Felix v. City of Bloomfield, No. 14-2149 (10th Cir. 2016)Annotate this Case
In this case, Plaintiffs Jane Felix and B.N. Coone challenged the City of Bloomfield’s allowing the installation of a Ten Commandments monument on the City Hall Lawn. Two threshold issues raised were: (1) whether plaintiffs had standing; and (2) whether the monument was government speech subject to the limitations of the Establishment Clause. The Tenth Circuit found that plaintiffs suffered a legally sufficient injury to bring their claim in federal court, and that the First Amendment applied here.

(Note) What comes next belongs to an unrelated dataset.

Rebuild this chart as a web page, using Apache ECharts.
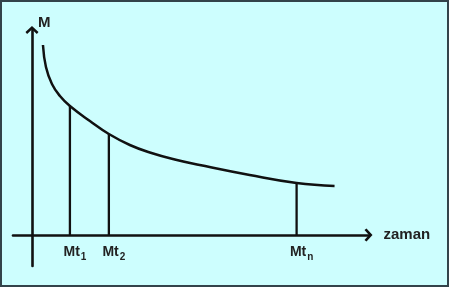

To downplay the religious overtones, City officials added several secular monuments next to the Ten Commandments to "dampen the effect of endorsement." The Tenth Circuit found that despite adding additional monuments, the inclusion of the Ten Commandments still violated the Establishment Clause: "The City has never explicitly said this Monument was not for religious purposes, nor that it was exhibited only for its historical significance. [. . .] In fact, [the City] has taken no public, purposeful, and persuasive action to distance itself from the sponsor and his message other than two ineffective disclaimers - one small, the other vague. The only meaningful public action Bloomfield undertook was to add secular monuments around the Ten Commandments." The Court affirmed the district court's ruling that the City impermissibly endorsed religion with its display of the Commandments, and the act was insufficiently mitigated by its curative efforts.
The court issued a subsequent related opinion or order on February 6, 2017.